NHS could lose 12,000 nurses by 2015, claims Labour
The number of nurses working for the NHS is likely to fall by 12,000 by 2015, research has indicated.
An NHS Check report produced by Labour claims that care of the elderly is at risk, as the number of nursing positions in Britain continues to decrease. The report claims there are now 4,000 fewer nurses employed by the NHS since the coalition government came to power in May 2010.
And this figure is likely to rise to 12,000 leading to staffing issues in hospitals unless action is taken, the analysis claims.
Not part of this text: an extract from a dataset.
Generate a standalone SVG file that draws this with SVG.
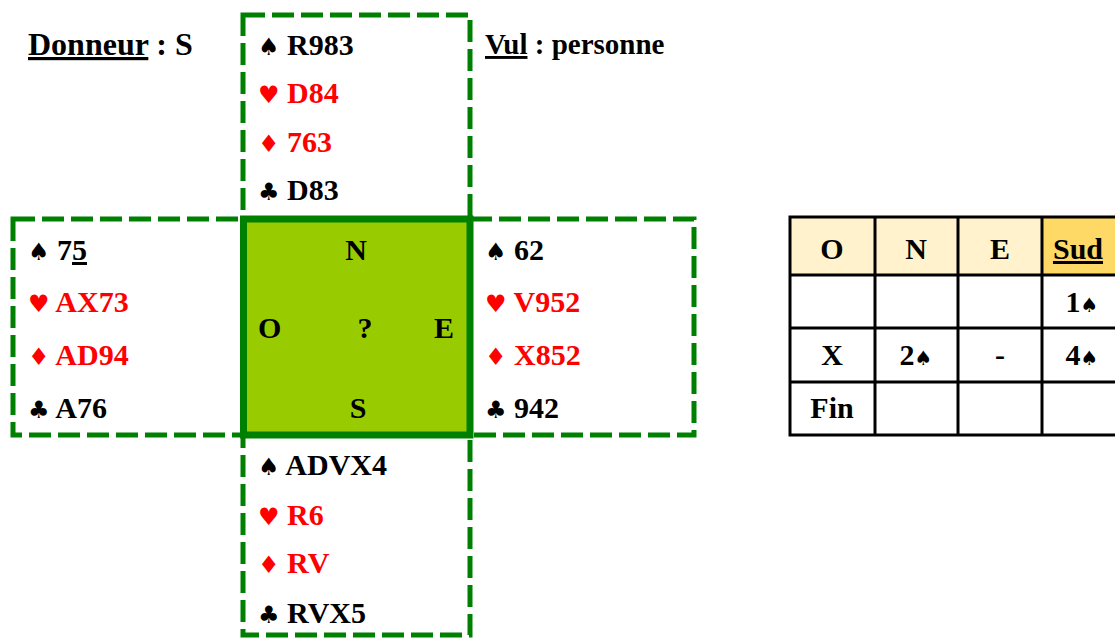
<svg xmlns="http://www.w3.org/2000/svg" width="1115" height="638" viewBox="0 0 1115 638">
<style>
text{font-family:"Liberation Serif","DejaVu Serif",serif;font-weight:bold;font-size:30px;fill:#000}
.r{fill:#FF0000}
.s{font-family:"DejaVu Sans","Liberation Serif",sans-serif;font-size:24px}
.dash{fill:none;stroke:#008000;stroke-width:5;stroke-dasharray:22 7}
.tb{font-size:30px}
.mid{text-anchor:middle}
</style>
<rect width="1115" height="638" fill="#fff"/>
<g id="info">
<text x="28" y="55" style="font-size:32px"><tspan text-decoration="underline">Donneur</tspan> : S</text>
<text x="485" y="54" style="font-size:29px"><tspan text-decoration="underline">Vul</tspan> : personne</text>
</g>
<g id="center">
<rect x="243.5" y="219" width="226.5" height="216" fill="#99CC00" stroke="#008000" stroke-width="7"/>
<text x="356" y="260" class="mid tb">N</text>
<text x="258" y="338" class="tb">O</text>
<text x="365" y="338" class="mid tb">?</text>
<text x="434" y="338" class="tb">E</text>
<text x="358" y="418" class="mid tb">S</text>
</g>
<g id="north">
<rect x="243" y="15" width="227" height="204" class="dash"/>
<text x="258" y="55"><tspan class="s">♠</tspan> R983</text>
<text x="258" y="103" class="r"><tspan class="s">♥</tspan> D84</text>
<text x="258" y="152" class="r"><tspan class="s">♦</tspan> 763</text>
<text x="258" y="200"><tspan class="s">♣</tspan> D83</text>
</g>
<g id="west">
<rect x="13" y="219" width="230" height="216" class="dash"/>
<text x="28" y="260"><tspan class="s">♠</tspan> 7<tspan text-decoration="underline">5</tspan></text>
<text x="28" y="312" class="r"><tspan class="s">♥</tspan> AX73</text>
<text x="28" y="365" class="r"><tspan class="s">♦</tspan> AD94</text>
<text x="28" y="418"><tspan class="s">♣</tspan> A76</text>
</g>
<g id="east">
<rect x="470" y="219" width="224" height="216" class="dash"/>
<text x="485" y="260"><tspan class="s">♠</tspan> 62</text>
<text x="485" y="312" class="r"><tspan class="s">♥</tspan> V952</text>
<text x="485" y="365" class="r"><tspan class="s">♦</tspan> X852</text>
<text x="485" y="418"><tspan class="s">♣</tspan> 942</text>
</g>
<g id="south">
<rect x="243" y="435" width="227" height="200" class="dash"/>
<text x="258" y="475"><tspan class="s">♠</tspan> ADVX4</text>
<text x="258" y="525" class="r"><tspan class="s">♥</tspan> R6</text>
<text x="258" y="573" class="r"><tspan class="s">♦</tspan> RV</text>
<text x="258" y="623"><tspan class="s">♣</tspan> RVX5</text>
</g>
<g id="bidding">
<rect x="790" y="217" width="252" height="58" fill="#FFF2CC"/>
<rect x="1042" y="217" width="80" height="58" fill="#FFD966"/>
<g stroke="#000" stroke-width="3" fill="none">
<rect x="790" y="217" width="335" height="218"/>
<line x1="790" y1="275" x2="1125" y2="275"/>
<line x1="790" y1="328" x2="1125" y2="328"/>
<line x1="790" y1="382" x2="1125" y2="382"/>
<line x1="875" y1="217" x2="875" y2="435"/>
<line x1="958" y1="217" x2="958" y2="435"/>
<line x1="1042" y1="217" x2="1042" y2="435"/>
</g>
<g>
<text x="832" y="259" class="mid tb">O</text>
<text x="916" y="259" class="mid tb">N</text>
<text x="1000" y="259" class="mid tb">E</text>
<text x="1078" y="259" class="mid tb"><tspan text-decoration="underline">Sud</tspan></text>
<text x="1082" y="312" class="mid tb">1<tspan class="s" style="font-size:20px">♠</tspan></text>
<text x="832" y="365" class="mid tb">X</text>
<text x="916" y="365" class="mid tb">2<tspan class="s" style="font-size:20px">♠</tspan></text>
<text x="1000" y="365" class="mid tb">-</text>
<text x="1082" y="365" class="mid tb">4<tspan class="s" style="font-size:20px">♠</tspan></text>
<text x="832" y="418" class="mid tb">Fin</text>
</g>
</g>
</svg>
Extra data released as a result of a Freedom of Information request shows 40%`of the positions that have been cut were mainly involved in caring for the elderly in both hospital and community settings. And 20% of the lost jobs were from maternity services, while another 20% were psychiatric nursing roles.
Robert Francis’ report of the problems at Stafford Hospital concluded that staffing levels in the NHS had to be protected to ensure good care for patients. He made recommendations of ways to ensure hospitals have the right level of nursing staff, and Labour called on the government to put these into practice as soon as possible.
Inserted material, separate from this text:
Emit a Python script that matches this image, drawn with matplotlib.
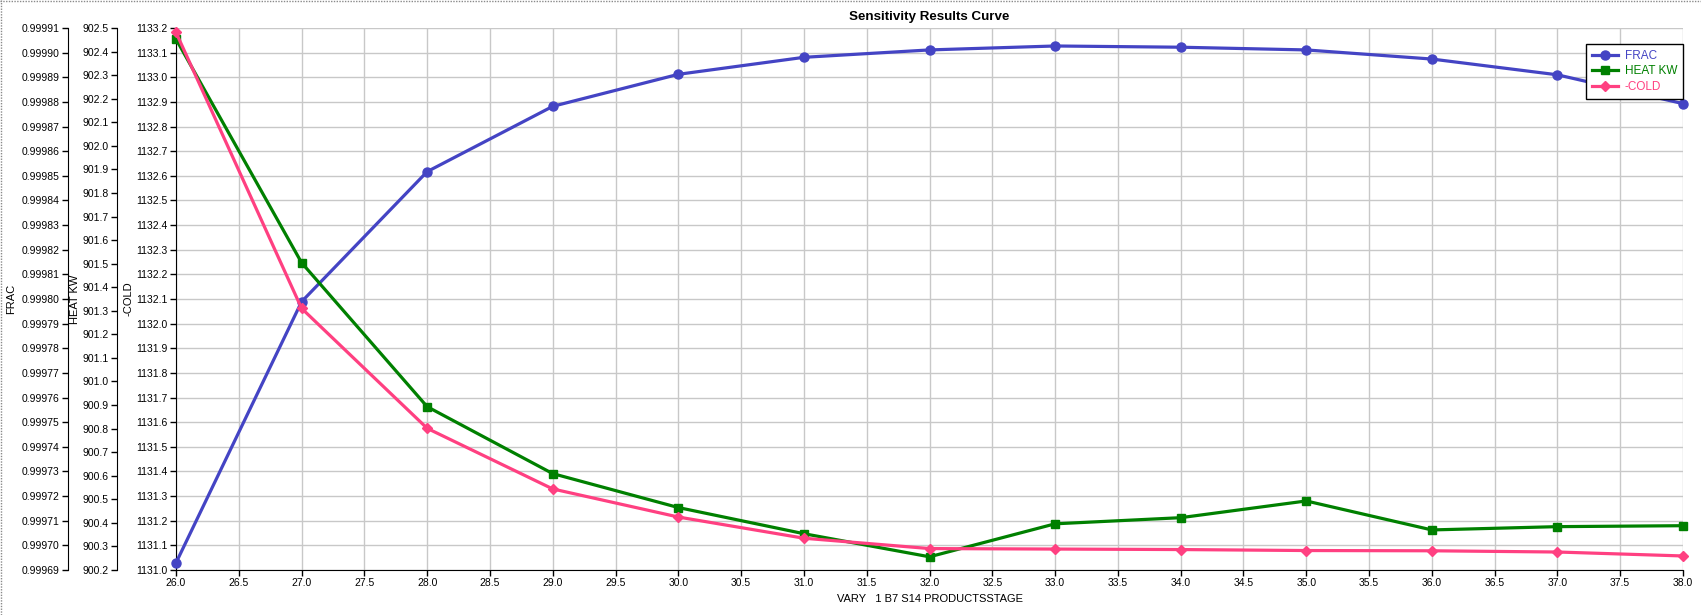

Shadow health secretary Andy Burnham said if nursing jobs continued to be cut at the same rate, the losses would reach 12,000 by the next general election in May 2015. He said he was particularly worried that care for older people would suffer as a large proportion of the jobs lost was in this area.
He added: “Ministers promised no cuts to the NHS front-line and, if they don’t step in to reverse this worrying trend, it will be very difficult to implement standard nurse-patient ratios as raised by the Francis Report.”